Un appel à la protection et à la raison
Excepté les poissons, les mammifères marins, et toutes les espèces composant ces écosystèmes, il n’y a aucun témoin des drames qui se déroulent au fond des mers. Trop peu d’humains émus pour que cela ait réellement un poids politique. Quels droits ont donc ceux que cela touche directement, et qui nous rendent des services inestimables ? Et au-delà des services écosystémiques que la biodiversité nous apporte, ne serait-il pas temps également de la considérer pour sa valeur intrinsèque ? D’arrêter de la marchander systématiquement au risque de mettre sa protection au second plan. La crise de la biodiversité que nous traversons actuellement pourrait peut-être « nous inciter à une réévaluation profonde de nos valeurs et de nos représentations »[2]. Les écosystèmes marins sont autant invisibilisés que méconnus. Pourtant, si rien n’est fait, les conséquences se feront toujours plus sévères, autant sur ces espèces marines que sur notre espèce humaine.
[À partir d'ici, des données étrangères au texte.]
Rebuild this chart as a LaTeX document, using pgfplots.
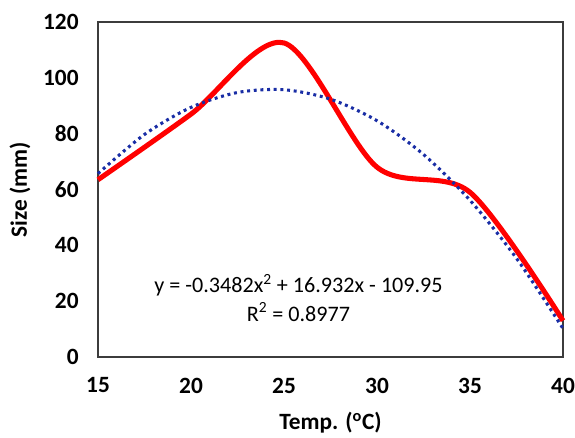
\documentclass[border=0pt]{standalone}
\usepackage{fontspec}
\setmainfont{Carlito}
\usepackage{pgfplots}
\pgfplotsset{compat=1.18}
\usetikzlibrary{calc}
\definecolor{trendblue}{RGB}{25,45,165}
\definecolor{framegray}{RGB}{60,60,60}
\begin{document}
\fontsize{16}{19}\selectfont
\begin{tikzpicture}
\begin{axis}[
  scale only axis,
  width=348.75pt, height=251.25pt,
  xmin=15, xmax=40, ymin=0, ymax=120,
  xtick={15,20,25,30,35,40},
  ytick={0,20,40,60,80,100,120},
  major tick length=0pt,
  axis line style={framegray, line width=1.1pt},
  /pgf/number format/assume math mode=true,
  tick label style={font=\fontsize{17.5}{20}\selectfont\bfseries},
  yticklabel style={xshift=-9pt},
  xticklabel style={yshift=-10pt},
  clip=false,
]
\addplot[red, line width=3.8pt, smooth] coordinates {
  (15,63.5) (20,87) (25,112.5) (30,68) (35,59) (40,13)
};
\addplot[trendblue, line width=2.3pt, dash pattern=on 2.2pt off 2.8pt, smooth] coordinates {
  (15,65.69) (17.5,79.72) (20,89.41) (22.5,94.74) (25,95.73) (27.5,92.35)
  (30,84.63) (32.5,72.55) (35,56.13) (37.5,35.34) (40,10.21)
};
\node[font=\fontsize{16.6}{19}\selectfont] at (axis cs:25.78,25.8) {y = -0.3482x\textsuperscript{2} + 16.932x - 109.95};
\node[font=\fontsize{16.6}{19}\selectfont] at (axis cs:25.78,16.1) {R\textsuperscript{2} = 0.8977};
\coordinate (bl) at (rel axis cs:0,0);
\coordinate (tr) at (rel axis cs:1,1);
\coordinate (ml) at (rel axis cs:0,0.5);
\coordinate (bm) at (rel axis cs:0.5,0);
\end{axis}
\node[rotate=90, font=\fontsize{17.5}{20}\selectfont\bfseries] at ($(ml)+(-58.5pt,0)$) {Size (mm)};
\node[font=\fontsize{17.5}{20}\selectfont\bfseries] at ($(bm)+(0,-49.5pt)$) {Temp. (\textsuperscript{o}C)};
\pgfresetboundingbox
\path[use as bounding box] ([shift={(-73.5pt,-60.75pt)}]bl) rectangle ([shift={(9pt,16.5pt)}]tr);
\end{tikzpicture}
\end{document}
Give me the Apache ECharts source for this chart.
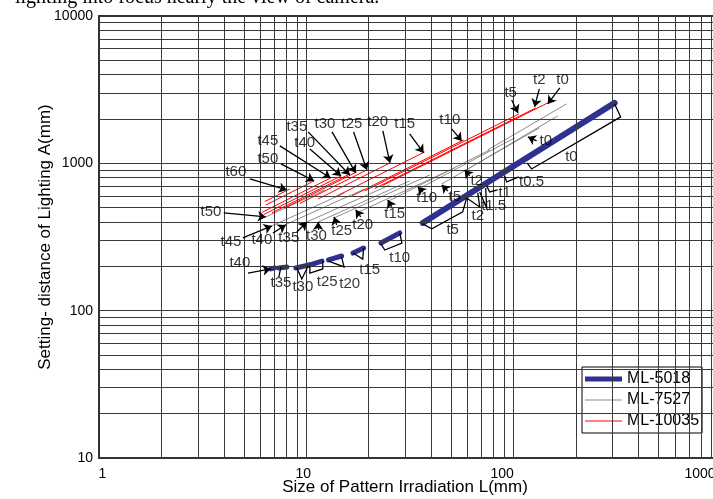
<!DOCTYPE html>
<html><head><meta charset="utf-8">
<script src="https://cdn.jsdelivr.net/npm/echarts@6/dist/echarts.min.js"></script>
<style>html,body{margin:0;padding:0;background:#fff}#c{width:713px;height:499px}</style>
</head><body><div id="c"></div>
<script>
// ---- axes / ticks ----
const xTickValues = [1, 10, 100, 1000];
const xTickLabels = ['1', '10', '100', '1000'];
const yTickLabels = ['10', '100', '1000', '10000'];
const gridX = [2,3,4,5,6,7,8,9,10,20,30,40,50,60,70,80,90,100,200,300,400,500,600,700,800,900];
const gridY = [20,30,40,50,60,70,80,90,100,200,300,400,500,600,700,800,900,1000,2000,3000,4000,5000,6000,7000,8000,9000];
const seriesNames = ['ML-5018', 'ML-7527', 'ML-10035'];

// ---- ML-10035 (red) ----
const redT      = ['t60','t50','t45','t40','t35','t30','t25','t20','t15','t10','t5','t2','t0'];
const redStartL = [6.31, 6.38, 6.10, 6.24, 6.82, 7.88, 9.30, 11.4, 13.9, 16.6, 19.1, 21.4, 23.4];
const redStartA = [551, 522, 464, 450, 461, 498, 534, 573, 596, 601, 649, 675, 708];
const redEndL   = [8.33, 10.9, 13.1, 14.7, 16.2, 17.5, 19.6, 25.3, 37.2, 57.4, 106, 128, 146];
const redEndA   = [670, 760, 796, 821, 847, 874, 902, 1006, 1195, 1442, 2165, 2377, 2571];

// ---- ML-7527 (grey) ----
const grayT      = ['t50','t45','t40','t35','t30','t25','t20','t15','t10','t5','t2','t0'];
const grayStartL = [6.38, 6.82, 7.88, 10.06, 11.4, 13.6, 17.5, 25.0, 34.8, 45.0, 58.0, 74.9];
const grayStartA = [433, 376, 382, 400, 400, 426, 461, 556, 670, 725, 888, 1233];
const grayEndL   = [12.3, 15.3, 19.1, 25.3, 31.5, 39.4, 52.0, 76.6, 101, 133, 163, 180];
const grayEndA   = [660, 630, 670, 714, 760, 834, 931, 1233, 1487, 1739, 2098, 2531];

// ---- ML-5018 (blue) ----
const blueT      = ['t40','t35','t30','t25','t20','t15','t10','t5-t0'];
const blueStartL = [6.74, 7.37, 8.90, 10.3, 12.8, 16.8, 22.9, 36.4];
const blueStartA = [192, 195, 195, 204, 221, 246, 288, 394];
const blueEndL   = [7.05, 8.05, 10.3, 11.9, 14.8, 18.9, 28.2, 307];
const blueEndA   = [195, 198, 204, 217, 235, 266, 337, 2571];

// ---- annotation arrows ----
const arrowFromL = [5.34,7.54,7.45,10.4,10.2,13.3,16.9,23.4,31.5,50.2,97.8,133,167,
                    4.00,4.94,6.90,9.00,11.4,14.0,18.3,25.8,36.4,48.1,61.4,129,
                    5.23];
const arrowFromA = [784,991,1313,1252,1634,1634,1634,1660,1584,1712,2694,3199,3250,
                    461,312,337,342,353,382,433,506,639,649,821,1420,
                    180];
const arrowToL   = [8.05,10.9,13.1,14.7,16.2,17.3,19.6,25.3,36.8,56.2,105,126,146,
                    6.38,6.82,7.96,10.06,11.4,13.6,17.3,24.7,34.5,45.0,58.0,117,
                    6.74];
const arrowToA   = [660,760,796,821,834,861,902,1006,1177,1420,2199,2415,2531,
                    433,376,382,400,400,433,483,564,692,714,902,1511,
                    192];

// ---- annotation labels ----
const labelText = ['t60','t50','t45','t40','t35','t30','t25','t20','t15','t10','t5','t2','t0',
                   't50','t45','t40','t35','t30','t25','t20','t15','t10','t5','t2','t0',
                   't40',
                   't35','t30','t25','t20','t15','t10','t5','t2','t1.5','t1','t0.5','t0'];
const labelL = [4.57,6.52,6.52,9.83,9.00,12.3,16.6,22.1,29.8,49.2,96.7,133,172,
                3.47,4.33,6.10,8.23,11.2,14.8,18.7,26.7,38.1,52.0,66.3,143,
                4.78,
                7.54,9.62,12.6,16.2,20.2,28.2,50.8,67.1,80.1,90.5,122,190];
const labelA = [874,1071,1420,1376,1767,1851,1851,1910,1851,1971,3006,3683,3683,
                468,293,302,312,321,348,382,453,582,592,760,1420,
                211,
                154,145,157,152,189,228,353,439,514,630,748,1105];

// ---- brackets along ML-5018 ----
const bracketL = [[307,328,122,116],[90.5,92.5,106],[74.1,76.6,83.7],[68.6,74.1,73.3],[59.3,68.6,67.1],
                  [36.4,40.3,56.8,59.3],[7.54,7.37],[9.00,9.51,10.2],[10.4,10.4,12.0,12.0],
                  [12.8,15.2,14.8],[16.8,18.7,18.9],[22.9,23.9,28.9,28.2]];
const bracketA = [[2531,2065,916,1006],[821,748,809],[703,639,660],[639,498,681],[582,506,630],
                  [388,359,468,582],[198,169],[195,164,201],[201,180,192,217],
                  [217,198,231],[246,224,266],[284,258,288,337]];

const FONT = '"Liberation Sans", Arial, Helvetica, sans-serif';
const BLUE = '#2E3192', GRAY = '#8c8c8c', RED = '#ff0000';

const series = [];
// grid lines
series.push({
  type: 'line', data: [], silent: true, z: 1, animation: false,
  markLine: {
    silent: true, symbol: ['none', 'none'], label: {show: false}, animation: false,
    lineStyle: {color: '#3a3a3a', width: 1, type: 'solid'},
    emphasis: {disabled: true},
    data: gridX.map(v => ({xAxis: v})).concat(gridY.map(v => ({yAxis: v})))
  }
});
function seg(name, color, width, sl, sa, el, ea, z, cap) {
  return {type: 'line', name: name, data: [[sl, sa], [el, ea]], symbol: 'none', showSymbol: false,
    lineStyle: {color: color, width: width, cap: cap || 'butt'}, itemStyle: {color: color},
    z: z, silent: true, animation: false};
}
for (let i = 0; i < blueT.length; i++)
  series.push(seg(seriesNames[0], BLUE, i === blueT.length - 1 ? 6 : 5, blueStartL[i], blueStartA[i], blueEndL[i], blueEndA[i], 4, 'round'));
for (let i = 0; i < grayT.length; i++)
  series.push(seg(seriesNames[1], GRAY, 1, grayStartL[i], grayStartA[i], grayEndL[i], grayEndA[i], 3));
for (let i = 0; i < redT.length; i++)
  series.push(seg(seriesNames[2], RED, 1, redStartL[i], redStartA[i], redEndL[i], redEndA[i], 3));

series.push({
  type: 'lines', coordinateSystem: 'cartesian2d', silent: true, z: 5, animation: false,
  symbol: ['none', 'arrow'], symbolSize: 8,
  lineStyle: {color: '#000', width: 1.3, opacity: 1},
  data: arrowFromL.map((v, i) => ({coords: [[v, arrowFromA[i]], [arrowToL[i], arrowToA[i]]]}))
});
series.push({
  type: 'lines', coordinateSystem: 'cartesian2d', polyline: true, silent: true, z: 5, animation: false,
  symbol: ['none', 'none'],
  lineStyle: {color: '#000', width: 1.3, opacity: 1},
  data: bracketL.map((arr, i) => ({coords: arr.map((v, j) => [v, bracketA[i][j]])}))
});
series.push({
  type: 'scatter', silent: true, z: 6, animation: false, symbolSize: 1,
  itemStyle: {color: 'rgba(0,0,0,0)'},
  data: labelText.map((t, i) => [labelL[i], labelA[i], t]),
  label: {show: true, position: 'inside', formatter: p => p.data[2], fontSize: 15, color: '#000', fontFamily: FONT}
});

const xRich = {};
xTickLabels.forEach((t, i) => {
  const pads = [[0,0,0,7],[0,6,0,0],[0,23,0,0],[0,42,0,0]];
  xRich['p' + i] = {padding: pads[i], fontSize: 14, color: '#000', fontFamily: FONT};
});

const option = {
  animation: false,
  backgroundColor: '#fff',
  grid: {left: 99, top: 16, right: -8, bottom: 41, show: true, borderColor: '#333', borderWidth: 2,
         containLabel: false, outerBoundsMode: 'none'},
  xAxis: {
    type: 'log', logBase: 10, min: 1, max: 1000,
    name: 'Size of Pattern Irradiation L(mm)', nameLocation: 'middle', nameGap: 21, nameMoveOverlap: false,
    nameTextStyle: {fontSize: 17, color: '#000', fontFamily: FONT, padding: [0, 10, 0, 0]},
    axisLine: {show: true, lineStyle: {color: '#333', width: 2}},
    axisTick: {show: false}, splitLine: {show: false},
    axisLabel: {margin: 9, formatter: v => { const i = xTickValues.indexOf(Math.round(v)); return i < 0 ? '' : '{p' + i + '|' + xTickLabels[i] + '}'; }, rich: xRich}
  },
  yAxis: {
    type: 'log', logBase: 10, min: 10, max: 10000,
    name: 'Setting- distance of Lighting A(mm)', nameLocation: 'middle', nameGap: 45, nameMoveOverlap: false,
    nameTextStyle: {fontSize: 17, color: '#000', fontFamily: FONT},
    axisLine: {show: true, lineStyle: {color: '#333', width: 2}},
    axisTick: {show: false}, splitLine: {show: false},
    axisLabel: {margin: 6, fontSize: 14, color: '#000', fontFamily: FONT,
      formatter: v => { const i = Math.round(Math.log10(v)) - 1; return yTickLabels[i] || ''; }}
  },
  legend: {
    data: [
      {name: seriesNames[0], icon: 'path://M0,0M37,14M0,4.5H37V9.5H0Z', itemStyle: {color: BLUE}},
      {name: seriesNames[1], icon: 'path://M0,0M37,14M0,6.5H37V7.5H0Z', itemStyle: {color: GRAY}},
      {name: seriesNames[2], icon: 'path://M0,0M37,14M0,6.5H37V7.5H0Z', itemStyle: {color: RED}}
    ],
    orient: 'vertical', left: 582, top: 367,
    backgroundColor: '#fff', borderColor: '#000', borderWidth: 1, borderRadius: 0,
    padding: [4, 3, 4, 3], itemWidth: 37, itemHeight: 14, itemGap: 5,
    textStyle: {fontSize: 16, color: '#000', fontFamily: FONT}, selectedMode: false
  },
  graphic: [{type: 'text', x: 15, y: -12, silent: true,
    style: {text: 'lighting into focus nearly the view of camera.', font: '20px "Liberation Serif", "Times New Roman", serif', fill: '#000'}}],
  series: series
};
const chart = echarts.init(document.getElementById('c'));
chart.setOption(option);
</script></body></html>
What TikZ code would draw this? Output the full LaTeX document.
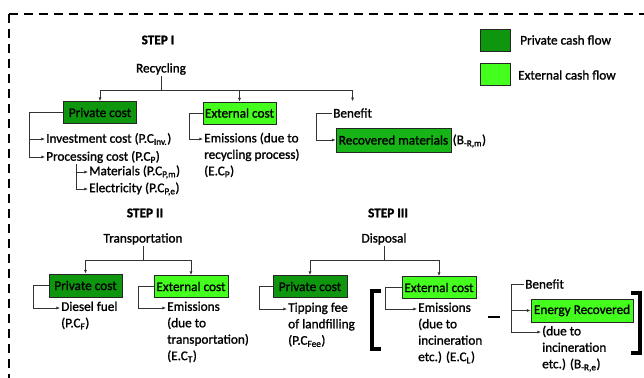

Nous appelons donc la France à adopter une protection stricte dans les aires marines protégées et à faire correspondre sa définition de la protection forte des aires marines protégées avec celle de l’Union Internationale pour la Conversation de la Nature (UICN), à savoir la protection intégrale ou haute.
Adopter aujourd’hui la définition de l’UICN, c’est limiter la catastrophe environnementale et sociale à venir, en préservant le rôle des mers et des océans comme garants de l’équilibre climatique ainsi que les ressources halieutiques faisant vivre les pêcheurs français et assurant notre sécurité alimentaire. La France doit avoir le courage de prendre des mesures fortes, pour réellement protéger l’océan, pour faire évoluer les métiers de la mer, pour faire reconnaître ce que ces écosystèmes nous apportent au quotidien.
[1] Cantonnement du Cap Roux (planetemer.org)
[2] Virginie Maris, « De la nature aux services écosystémiques – Une commodification de la biodiversité », EcoRev’ n°38.